Following the 1997 Serbian parliamentary election, the SPS formed a new coalition government with the Serbian Radical Party (SRS) and the JUL. The ministry had five deputy prime ministers: two each from the SPS and SPS, and one from the JUL. Tomić was appointed as one of the SPS representatives in this role, officially taking office on 24 March 1998. As before, his responsibilities were in the area of economy. Tomić later maintained that he acted as a financial specialist or technical expert, rather than a political functionary, during his time in government, and that his responsibility was to coordinate the country's economy during the time of sanctions.

====The Fall of Milošević and after====
Slobodan Milošević fell from power in October 2000, after losing the 2000 Yugoslavian presidential election to opposition candidate Vojislav Koštunica. This was a watershed moment in Serbian and Yugoslavian politics. Serbia's government fell in the aftermath of the Yugoslavian vote, and Tomić's term as deputy prime minister ended on 24 October 2000.

Tomić led a combined SPS–JUL electoral list for Vranje in the 2000 Yugoslavian parliamentary election, which took place concurrently with the presidential vote. He was re-elected when the list won six out of nine available seats. Due to a delay in certifying the results for the division, he was not officially given a new assembly mandate until 3 November 2000. For the first time in his political career, Tomić served as an opposition member in the sitting of the federal parliament that followed.

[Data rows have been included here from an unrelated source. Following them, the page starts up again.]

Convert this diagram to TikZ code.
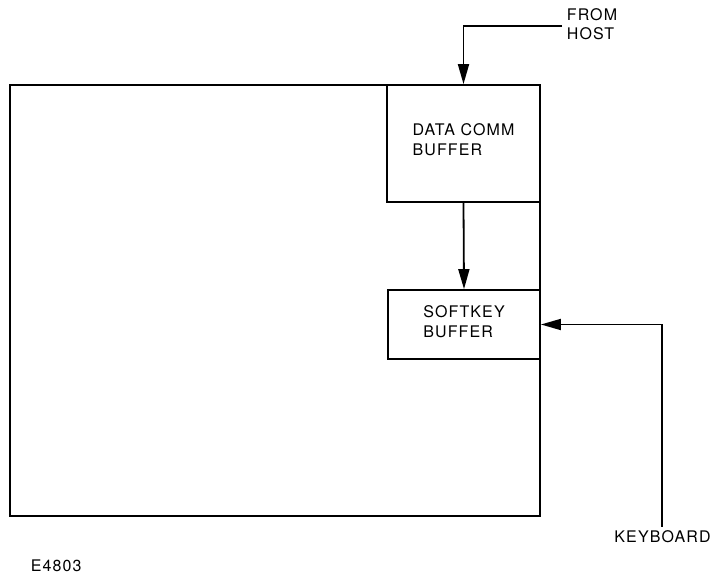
\documentclass[tikz,border=0pt]{standalone}
\usepackage{fontspec}
\setmainfont{TeX Gyre Heros}[LetterSpace=7]
\usetikzlibrary{arrows.meta}
\begin{document}
\begin{tikzpicture}[x=1pt,y=-1pt,
  line width=1.8pt,
  box/.style={draw, rectangle, inner sep=0pt},
  lbl/.style={font=\fontsize{16}{19.5}\selectfont, align=left, inner sep=0pt},
  conn/.style={-{Triangle[length=20pt,width=11pt]}, line join=miter}]
\useasboundingbox (0,0) rectangle (713,577);
% outer frame
\node[box, minimum width=530pt, minimum height=431pt] (frame) at (275,300.5) {};
% buffers
\node[box, minimum width=153pt, minimum height=117pt] (dc) at (463.5,143.5) {};
\node[lbl] (dct) at ([yshift=4pt]dc.center) {DATA COMM\\BUFFER};
\node[box, minimum width=152pt, minimum height=69pt] (sk) at (464,324.5) {};
\node[lbl] (skt) at ([yshift=3pt]sk.center) {SOFTKEY\\BUFFER};
% external labels
\node[lbl, anchor=base west] (host) at (566,40) {FROM\\HOST};
\node[lbl, anchor=base] (kb) at (662.5,542) {KEYBOARD};
\node[lbl, anchor=base west] (fig) at (30,572) {E4803};
% connectors
\coordinate (hostend) at (562,26);
\coordinate (kbend) at (662,527);
\draw[conn] (hostend) -| (dc.north);
\draw[conn] (dc.south) -- (sk.north);
\draw[conn] (kbend) |- (sk.east);
\end{tikzpicture}
\end{document}
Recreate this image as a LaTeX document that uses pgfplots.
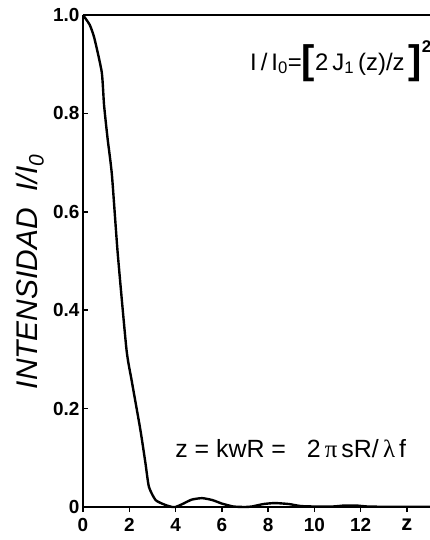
\documentclass[border=0pt]{standalone}
\usepackage{fontspec}
\setmainfont{Liberation Sans}
\newfontfamily\grk{Liberation Serif}
\usepackage{pgfplots}
\pgfplotsset{compat=1.18}

% intensity
\pgfplotstableread{
z     I
0.00  1.000
0.29  0.980
0.49  0.953
0.81  0.884
0.91  0.817
1.06  0.750
1.25  0.675
1.50  0.516
1.88  0.320
2.10  0.258
2.48  0.157
2.70  0.089
2.85  0.041
3.14  0.014
3.57  0.004
3.86  0.000
4.00  0.000
4.30  0.006
4.70  0.015
5.15  0.018
5.60  0.014
6.00  0.007
6.50  0.001
7.00  0.000
7.30  0.001
7.80  0.006
8.30  0.008
8.90  0.006
9.40  0.002
10.00 0.001
10.80 0.001
11.30 0.003
11.80 0.003
12.30 0.001
13.00 0.0005
15.00 0.0005
}\airy

\begin{document}
\begin{tikzpicture}
\begin{axis}[
  scale only axis, width=347bp, height=492bp,
  xmin=0, xmax=15, ymin=0, ymax=1,
  axis lines*=left,
  axis line style={-, line width=2.2pt},
  xtick={0,2,...,14}, xticklabels={0,2,4,6,8,10,12,{\fontsize{22}{22}\selectfont z}},
  ytick={0,0.2,0.4,0.6,0.8,1.0}, yticklabels={0,0.2,0.4,0.6,0.8,1.0},
  tick align=inside,
  major tick length=5bp,
  tick style={line width=1.5pt, black},
  x tick style={yshift=-5bp},
  tick label style={font=\fontsize{19}{19}\selectfont\bfseries},
  xticklabel style={yshift=-8bp},
  ylabel={INTENSIDAD\ \ I/I\textsubscript{0}},
  ylabel style={font=\fontsize{30}{30}\selectfont\itshape,
    at={(axis description cs:-0.153,0.478)}, anchor=center},
  clip=false,
]
\addplot[black, line width=2.4pt, smooth, tension=0.35] table[x=z, y=I] {\airy};
\draw[line width=2pt] (rel axis cs:0,1) -- (rel axis cs:1,1);
\node[anchor=base west, font=\fontsize{24}{24}\selectfont, inner sep=0pt]
  at (axis cs:7.22,0.888)
  {I\,/\,I\textsubscript{0}=\raisebox{-3.5bp}{\fontsize{40}{40}\selectfont\bfseries[}2\,J\textsubscript{1}\,(z)/z\,\raisebox{-3.5bp}{\fontsize{40}{40}\selectfont\bfseries]}\raisebox{18bp}{\fontsize{17}{17}\selectfont\bfseries 2}};
\node[anchor=base west, font=\fontsize{25}{25}\selectfont, inner sep=0pt]
  at (axis cs:3.98,0.0996)
  {z = kwR =\ \ \ 2\,{\grk π}\,sR/\,{\grk λ}\,f};
\end{axis}
\pgfresetboundingbox
\path[use as bounding box] ([shift={(-83bp,-33bp)}]current axis.south west)
  rectangle ([shift={(0bp,15bp)}]current axis.north east);
\end{tikzpicture}
\end{document}
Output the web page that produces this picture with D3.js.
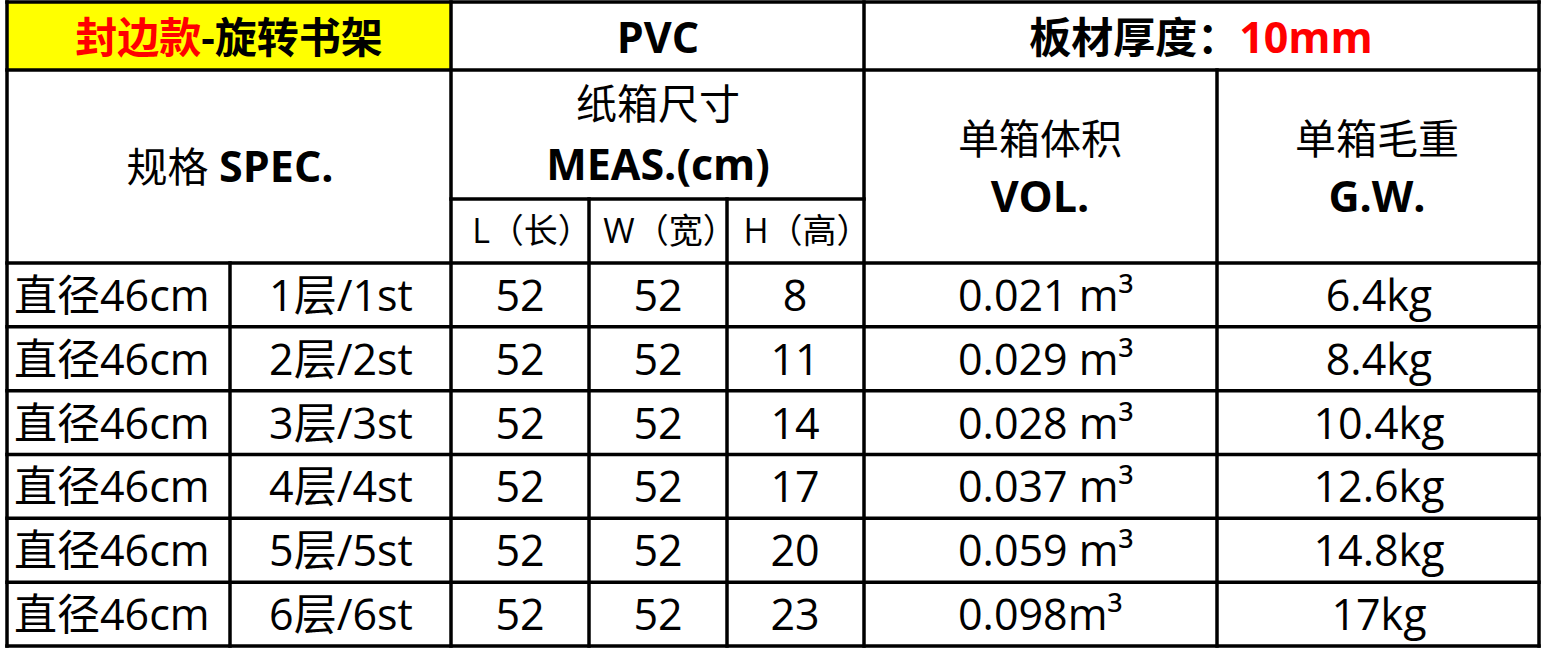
<!DOCTYPE html>
<html><head><meta charset="utf-8">
<script src="https://cdn.jsdelivr.net/npm/d3@7"></script>
<style>
body{margin:0;background:#fff}
svg{display:block}
text{font-family:"Open Sans","Noto Sans CJK SC",sans-serif;fill:#000}
</style>
</head><body><script>
// ---- data ----
const specs   = ["直径46cm","直径46cm","直径46cm","直径46cm","直径46cm","直径46cm"];
const tiers   = ["1层/1st","2层/2st","3层/3st","4层/4st","5层/5st","6层/6st"];
const lengths = [52,52,52,52,52,52];
const widths  = [52,52,52,52,52,52];
const heights = [8,11,14,17,20,23];
const volumes = ["0.021 m³","0.029 m³","0.028 m³","0.037 m³","0.059 m³","0.098m³"];
const weights = ["6.4kg","8.4kg","10.4kg","12.6kg","14.8kg","17kg"];
const subHeads = ["L（长）","W（宽）","H（高）"];

// ---- layout ----
const SW = 1541, SH = 649;
const svg = d3.select("body").append("svg").attr("width", SW).attr("height", SH);

const gLeft = 7, gRight = 1539, gTop = 2, hdr1 = 70, hdr2 = 199, bodyTop = 263, gBottom = 646;
const y = d3.scaleBand().domain(d3.range(specs.length)).range([bodyTop, gBottom]);
const colKeys = ["spec","tier","L","W","H","vol","gw"];
const xCenter = d3.scaleOrdinal().domain(colKeys).range([119, 341, 520, 658, 795, 1040, 1379]);
const edges = {a:gLeft, b:230, c:451, d:589, e:727, f:864, g:1217, h:gRight};

// yellow cell
svg.append("rect").attr("x", gLeft).attr("y", gTop).attr("width", edges.c - gLeft).attr("height", hdr1 - gTop).attr("fill", "#ffff00");

// header texts
function addText(x, yb, parts, anchor) {
  const t = svg.append("text").attr("x", x).attr("y", yb).attr("text-anchor", anchor || "middle");
  parts.forEach(p => {
    t.append("tspan").text(p.t)
      .attr("font-size", p.s)
      .attr("font-weight", p.b ? 700 : 400)
      .style("fill", p.c || "#000");
  });
  return t;
}
addText(229, 53, [{t:"封边款", s:42, b:1, c:"#ff0000"}, {t:"-旋转书架", s:42, b:1}]);
addText(658, 53, [{t:"PVC", s:43, b:1}]);
addText(1201, 53, [{t:"板材厚度：", s:42, b:1}, {t:"10mm", s:43, b:1, c:"#ff0000"}]);
addText(230, 182, [{t:"规格 ", s:41}, {t:"SPEC.", s:43, b:1}]);
addText(658, 119, [{t:"纸箱尺寸", s:41}]);
addText(658, 180, [{t:"MEAS.(cm)", s:43, b:1}]);
addText(1040, 154, [{t:"单箱体积", s:41}]);
addText(1040, 212, [{t:"VOL.", s:43, b:1}]);
addText(1377, 154, [{t:"单箱毛重", s:41}]);
addText(1377, 212, [{t:"G.W.", s:43, b:1}]);
subHeads.forEach((s, i) => addText(xCenter(["L","W","H"][i]) + 12, 243, [{t:s, s:34}]));

// body rows
const rows = d3.range(specs.length).map(i => ({
  i, spec: specs[i], tier: tiers[i], L: lengths[i], W: widths[i], H: heights[i], vol: volumes[i], gw: weights[i]
}));
const g = svg.append("g").selectAll("g").data(rows).join("g")
  .attr("transform", d => `translate(0,${y(d.i) + y.bandwidth()/2 + 16})`);
g.append("text").attr("x", 14).attr("text-anchor", "start").attr("font-size", 43).text(d => d.spec);
["tier","L","W","H","gw"].forEach(k => {
  g.append("text").attr("x", xCenter(k)).attr("text-anchor", "middle").attr("font-size", 43).text(d => d[k]);
});
g.append("text").attr("x", 958).attr("text-anchor", "start").attr("font-size", 43).text(d => d.vol);

// grid lines
const hLines = [[gLeft, gRight, gTop], [gLeft, gRight, hdr1], [edges.c, edges.f, hdr2], [gLeft, gRight, bodyTop]]
  .concat(rows.map(d => [gLeft, gRight, y(d.i) + y.bandwidth()]));
const vLines = [[gLeft, gTop, gBottom], [edges.c, gTop, gBottom], [edges.f, gTop, gBottom], [gRight, gTop, gBottom],
  [edges.b, bodyTop, gBottom], [edges.d, hdr2, gBottom], [edges.e, hdr2, gBottom], [edges.g, hdr1, gBottom]];
const lg = svg.append("g").attr("stroke", "#000").attr("stroke-width", 3.5).attr("stroke-linecap", "square");
lg.selectAll(".h").data(hLines).join("line").attr("x1", d => d[0]).attr("x2", d => d[1]).attr("y1", d => d[2]).attr("y2", d => d[2]);
lg.selectAll(".v").data(vLines).join("line").attr("x1", d => d[0]).attr("x2", d => d[0]).attr("y1", d => d[1]).attr("y2", d => d[2]);
</script></body></html>
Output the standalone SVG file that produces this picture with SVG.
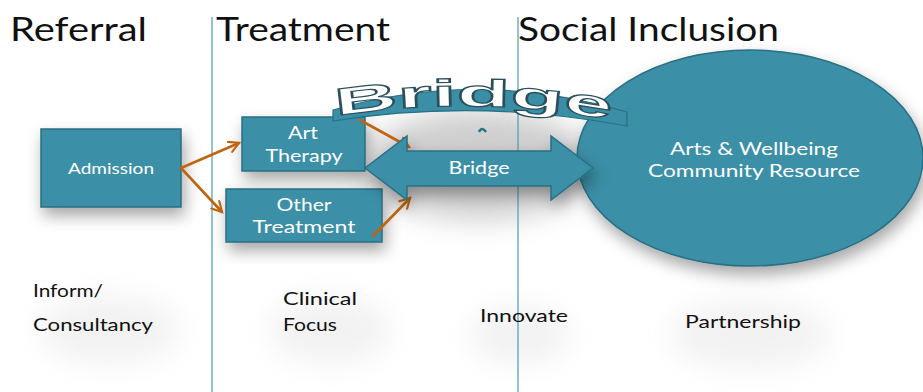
<svg xmlns="http://www.w3.org/2000/svg" width="923" height="392" viewBox="0 0 923 392">
<defs>
<style>
.box{fill:#3A8FA7;stroke:#2A6F82;stroke-width:1.5}
.bt{fill:#ffffff;font-family:"Lato","Liberation Sans",sans-serif;text-anchor:middle}
.title{fill:#111;font-family:"Lato","Liberation Sans",sans-serif;font-size:32px}
.lab{fill:#111;font-family:"Lato","Liberation Sans",sans-serif;font-size:17px}
.col{stroke:#4C9BB2;stroke-width:1.2}
.con{fill:none;stroke:#C0640F;stroke-width:2.6;stroke-linecap:round}
</style>
<filter id="sh" x="-30%" y="-30%" width="160%" height="170%">
<feDropShadow dx="3" dy="8" stdDeviation="8" flood-color="#000" flood-opacity="0.35"/>
</filter>
<filter id="blur" x="-50%" y="-50%" width="200%" height="200%">
<feGaussianBlur stdDeviation="14"/>
</filter>
<marker id="ah" viewBox="0 0 12 12" refX="10" refY="6" markerWidth="5" markerHeight="5" orient="auto" markerUnits="strokeWidth">
<path d="M1,1 L10,6 L1,11" fill="none" stroke="#C0640F" stroke-width="2" stroke-linecap="round"/>
</marker>
<path id="arcpath" d="M336,116 Q478,94 616,121"/>
</defs>
<rect width="923" height="392" fill="#ffffff"/>
<!-- soft background shading -->
<g filter="url(#blur)" fill="#e2e2e2" opacity="0.45">
<ellipse cx="110" cy="330" rx="70" ry="35"/>
<ellipse cx="330" cy="330" rx="60" ry="35"/>
<ellipse cx="520" cy="335" rx="50" ry="30"/>
<ellipse cx="750" cy="335" rx="80" ry="35"/>
</g>
<ellipse cx="480" cy="165" rx="115" ry="55" fill="#c2c2c2" filter="url(#blur)" opacity="0.8"/>
<!-- column lines -->
<g id="columns">
<line class="col" x1="212" y1="17" x2="212" y2="392"/>
<line class="col" x1="518" y1="17" x2="518" y2="392"/>
</g>
<!-- titles -->
<g id="titles">
<text class="title" x="10" y="41" textLength="137" lengthAdjust="spacingAndGlyphs">Referral</text>
<text class="title" x="216" y="41" textLength="174" lengthAdjust="spacingAndGlyphs">Treatment</text>
<text class="title" x="518" y="41" textLength="261" lengthAdjust="spacingAndGlyphs">Social Inclusion</text>
</g>
<!-- nodes -->
<g id="admission">
<rect class="box" x="41" y="129" width="140" height="78" filter="url(#sh)"/>
<text class="bt" x="111" y="174" font-size="16" textLength="86" lengthAdjust="spacingAndGlyphs">Admission</text>
</g>
<g id="art-therapy">
<rect class="box" x="242" y="117" width="123" height="54" filter="url(#sh)"/>
<text class="bt" x="303" y="139" font-size="17" textLength="30" lengthAdjust="spacingAndGlyphs">Art</text>
<text class="bt" x="304" y="162" font-size="17" textLength="77" lengthAdjust="spacingAndGlyphs">Therapy</text>
</g>
<g id="other-treatment">
<rect class="box" x="226" y="189" width="156" height="53" filter="url(#sh)"/>
<text class="bt" x="304" y="211" font-size="17" textLength="55" lengthAdjust="spacingAndGlyphs">Other</text>
<text class="bt" x="304" y="233" font-size="17" textLength="103" lengthAdjust="spacingAndGlyphs">Treatment</text>
</g>
<g id="community-resource">
<ellipse cx="750" cy="158" rx="173" ry="108" fill="#3A8FA7" stroke="#2A6F82" stroke-width="1.5" filter="url(#sh)"/>
<text class="bt" x="754" y="155" font-size="17" textLength="168" lengthAdjust="spacingAndGlyphs">Arts &amp; Wellbeing</text>
<text class="bt" x="754" y="177" font-size="17" textLength="212" lengthAdjust="spacingAndGlyphs">Community Resource</text>
</g>
<!-- connectors -->
<g id="connectors">
<line class="con" x1="181" y1="168" x2="239" y2="143" marker-end="url(#ah)"/>
<line class="con" x1="181" y1="168" x2="222" y2="212" marker-end="url(#ah)"/>
<line class="con" x1="360" y1="120" x2="409" y2="147" marker-end="url(#ah)"/>
<line class="con" x1="373" y1="236" x2="410" y2="198" marker-end="url(#ah)"/>
</g>
<g id="bridge-arrow">
<path d="M365,168 L407,136 L407,151 L551,151 L551,136 L593,168 L551,200 L551,186 L407,186 L407,200 Z" class="box" filter="url(#sh)"/>
<text class="bt" x="479" y="174" font-size="17" textLength="61" lengthAdjust="spacingAndGlyphs">Bridge</text>
</g>
<!-- arch -->
<g id="bridge-arch">
<path d="M333,110 Q478,68 627,112 L627,126 Q478,98 333,121 Z" fill="#3A8FA7" stroke="#2A6F82" stroke-width="1.2"/>
<text font-family="'Liberation Sans',sans-serif" font-weight="bold" font-size="38" fill="#ffffff" stroke="#2B4F5C" stroke-width="1.2"><textPath href="#arcpath" textLength="276" lengthAdjust="spacingAndGlyphs">Bridge</textPath></text>
<path d="M479,132 Q482,126 486,132" fill="none" stroke="#2A6F82" stroke-width="2.5"/>
</g>
<!-- bottom labels -->
<g id="labels">
<text class="lab" x="33" y="297" textLength="70" lengthAdjust="spacingAndGlyphs">Inform/</text>
<text class="lab" x="33" y="331" textLength="120" lengthAdjust="spacingAndGlyphs">Consultancy</text>
<text class="lab" x="283" y="305" textLength="74" lengthAdjust="spacingAndGlyphs">Clinical</text>
<text class="lab" x="283" y="331" textLength="54" lengthAdjust="spacingAndGlyphs">Focus</text>
<text class="lab" x="480" y="322" textLength="88" lengthAdjust="spacingAndGlyphs">Innovate</text>
<text class="lab" x="685" y="328" textLength="116" lengthAdjust="spacingAndGlyphs">Partnership</text>
</g>
</svg>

The Federal Republic of Yugoslavia was reconstituted as the State Union of Serbia and Montenegro on 4 February 2003. The country had a unicameral legislature, the first members of which were chosen by indirect election from the republican parliaments of Serbia and Montenegro. Only members of the republican parliaments and members of the former Yugoslavian parliament at the time of its dissolution were eligible to serve. By virtue of its standing in the Serbian parliament, the SPS had the ability to appoint twelve members of the new federal assembly. Tomić was included in the party's delegation. His term ended in February 2004, and he did not seek a return to political life after this time.